ABSTRACT

Music’s capacity to express moods and feelings that augment affective dimensions of our experiences draws an investigation into music’s power of expression across the threshold of deconstructive critiques. Hence, far from signaling a return to metaphysical pretensions, a hermeneutical inquiry into music’s expressive significance aims at uncovering music’s capacity to affect our understanding of ourselves and our world. Every meaningful encounter with a work occasions an experience that is properly aesthetic; moreover, this experience is one in which the work speaks. In this respect, the metaphorical character of the language of a work is decisive. To be sure, the idea that a musical work speaks a language can itself be interpreted metaphorically. The metaphor in this case effects the transfer of the properly linguistic nature of language into a nonlinguistic domain.
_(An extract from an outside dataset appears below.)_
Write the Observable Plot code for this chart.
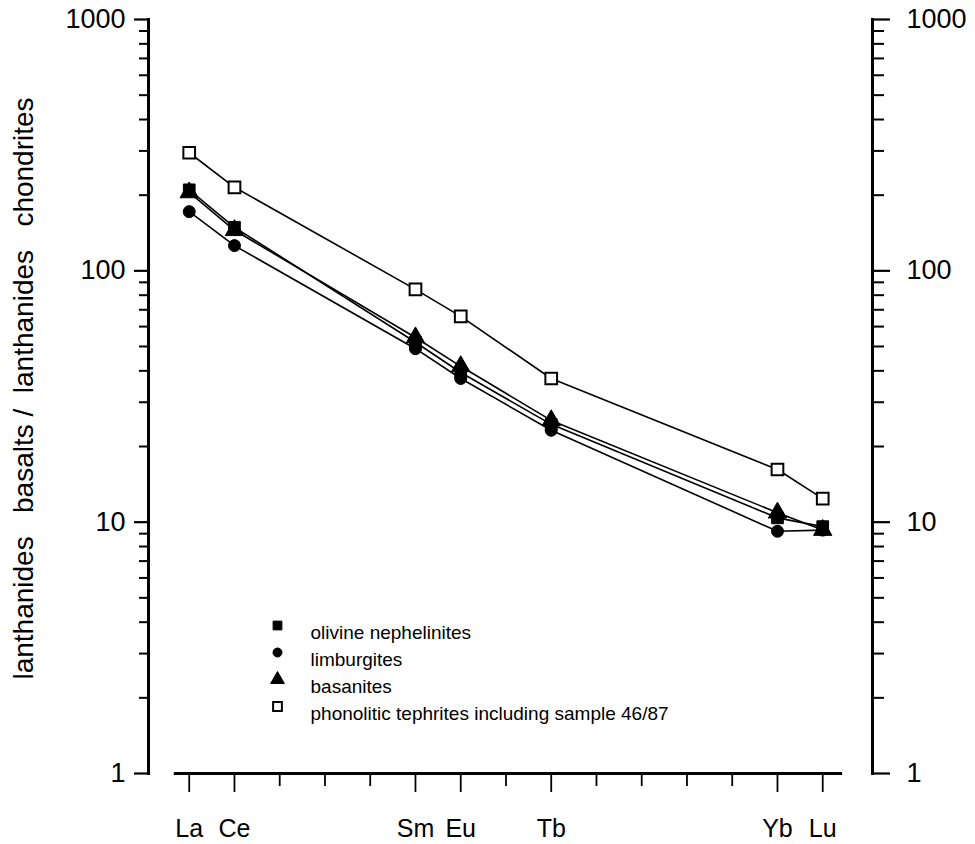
<!DOCTYPE html>
<html>
<head>
<meta charset="utf-8">
<script src="https://cdn.jsdelivr.net/npm/d3@7"></script>
<script src="https://cdn.jsdelivr.net/npm/@observablehq/plot@0.6"></script>
<style>
  html, body { margin: 0; padding: 0; background: #fff; }
  #chart svg { display: block; }
</style>
</head>
<body>
<div id="chart"></div>
<script>
// ---- data ----
const elements = ["La","Ce","Pr","Nd","Pm","Sm","Eu","Gd","Tb","Dy","Ho","Er","Tm","Yb","Lu"];
const labeledElements = ["La","Ce","Sm","Eu","Tb","Yb","Lu"];
const analysedElements = ["La","Ce","Sm","Eu","Tb","Yb","Lu"];
const olivineNephelinites = [210, 149, 52, 39.4, 24.5, 10.4, 9.6];
const limburgites        = [172, 126, 49, 37.3, 23.2, 9.2, 9.3];
const basanites          = [205, 145, 54.3, 41.7, 25.4, 10.9, 9.3];
const phonoliticTephrites= [295, 215, 84.4, 65.9, 37.3, 16.2, 12.4];
const seriesNames = [
  "olivine nephelinites",
  "limburgites",
  "basanites",
  "phonolitic tephrites including sample 46/87"
];
const yMajorTicks = [1, 10, 100, 1000];
const yMinorTicks = [2,3,4,5,6,7,8,9,20,30,40,50,60,70,80,90,200,300,400,500,600,700,800,900];
const yLabel = "lanthanides\u00a0\u00a0\u00a0basalts\u00a0/\u00a0\u00a0lanthanides\u00a0\u00a0\u00a0chondrites";

// ---- build table ----
const seriesValues = [olivineNephelinites, limburgites, basanites, phonoliticTephrites];
const rows = [];
seriesValues.forEach((vals, s) => {
  analysedElements.forEach((el, i) => {
    rows.push({series: seriesNames[s], element: el, idx: elements.indexOf(el), value: vals[i]});
  });
});
const bySeries = name => rows.filter(d => d.series === name);

const labeledIdx = labeledElements.map(e => elements.indexOf(e));
const unlabeledIdx = elements.map((e, i) => i).filter(i => !labeledIdx.includes(i));

// styles per series
const styles = [
  {symbol: "square",   fill: "black", stroke: "black", r: 6.6},
  {symbol: "circle",   fill: "black", stroke: "black", r: 6},
  {symbol: "triangle", fill: "black", stroke: "black", r: 6.8},
  {symbol: "square",   fill: "white", stroke: "black", r: 6.6}
];

const font = "'Liberation Sans', Arial, Helvetica, sans-serif";

// legend layout (pixels relative to frame top-left)
const legendMarkerDx = 129, legendTextDx = 162, legendTopDy = 606, legendStep = 27;

const marks = [
  // axes frame lines
  Plot.frame({anchor: "left", strokeWidth: 3}),
  Plot.frame({anchor: "right", strokeWidth: 3}),
  // y ticks left
  Plot.axisY(yMajorTicks, {anchor: "left", label: null, tickSize: 14, tickPadding: 9, fontSize: 27, strokeWidth: 2.2, tickFormat: d => String(d)}),
  Plot.axisY(yMinorTicks, {anchor: "left", label: null, tickSize: 9, strokeWidth: 2, tickFormat: () => ""}),
  // y ticks right
  Plot.axisY(yMajorTicks, {anchor: "right", label: null, tickSize: 17, tickPadding: 17, fontSize: 27, strokeWidth: 2.2, tickFormat: d => String(d)}),
  Plot.axisY(yMinorTicks, {anchor: "right", label: null, tickSize: 11, strokeWidth: 2, tickFormat: () => ""}),
  // x axis line
  Plot.ruleY([1], {x1: -0.33, x2: 14.44, strokeWidth: 3}),
  // x ticks
  Plot.axisX(labeledIdx, {anchor: "bottom", label: null, tickSize: 19, tickPadding: 27, fontSize: 25, strokeWidth: 1.8, tickFormat: i => elements[i]}),
  Plot.axisX(unlabeledIdx, {anchor: "bottom", label: null, tickSize: 13, strokeWidth: 1.8, tickFormat: () => ""}),
  // y axis title
  Plot.text({length: 1}, {frameAnchor: "left", dx: -124, dy: -8, rotate: -90, text: [yLabel], fontSize: 28, textAnchor: "middle"}),
  // lines
  Plot.line(rows, {x: "idx", y: "value", z: "series", stroke: "black", strokeWidth: 1.6})
];

// markers: draw in order triangles, circles, squares, open squares
[2, 1, 0, 3].forEach(s => {
  const st = styles[s];
  marks.push(Plot.dot(bySeries(seriesNames[s]), {
    x: "idx", y: "value", symbol: st.symbol, fill: st.fill, stroke: st.stroke,
    r: st.r, strokeWidth: s === 3 ? 2 : 1
  }));
});

// legend
seriesNames.forEach((name, s) => {
  const st = styles[s];
  marks.push(Plot.dot({length: 1}, {
    frameAnchor: "top-left", dx: legendMarkerDx, dy: legendTopDy + s * legendStep,
    symbol: st.symbol, fill: st.fill, stroke: st.stroke, r: st.r * 0.75, strokeWidth: s === 3 ? 2 : 1
  }));
  marks.push(Plot.text({length: 1}, {
    frameAnchor: "top-left", dx: legendTextDx, dy: legendTopDy + s * legendStep,
    text: [name], textAnchor: "start", fontSize: 19
  }));
});

const chart = Plot.plot({
  width: 975,
  height: 844,
  marginLeft: 148,
  marginRight: 103,
  marginTop: 19,
  marginBottom: 71,
  x: {type: "linear", domain: [-0.9, 15.1], axis: null, label: null},
  y: {type: "log", domain: [1, 1000], axis: null, label: null},
  style: {fontFamily: font, background: "white", color: "black", overflow: "visible"},
  marks
});
document.getElementById("chart").append(chart);
</script>
</body>
</html>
However, the question immediately arises as to whether this metaphorical reference to the language of music exhausts the problem of music’s mode of communicability. In pursuing a hermeneutical inquiry into music’s power to speak, I cannot avoid Gadamer’s claim that language is the universal medium of our understanding of the world. At the same time, the sense of metaphoricity at work in language authorizes extending metaphor’s power to redescribe the real to encompass the musical work’s expression of its world. The expression of a world is therefore critical to the hermeneutics of music that I am undertaking to develop in this and the following chapter. To the extent that this hermeneutics concerns the experience that a work communicates, the question of the metaphorical character of a work’s power of expression is the starting point for a more sustained reflection on music’s mimetic relation to the world.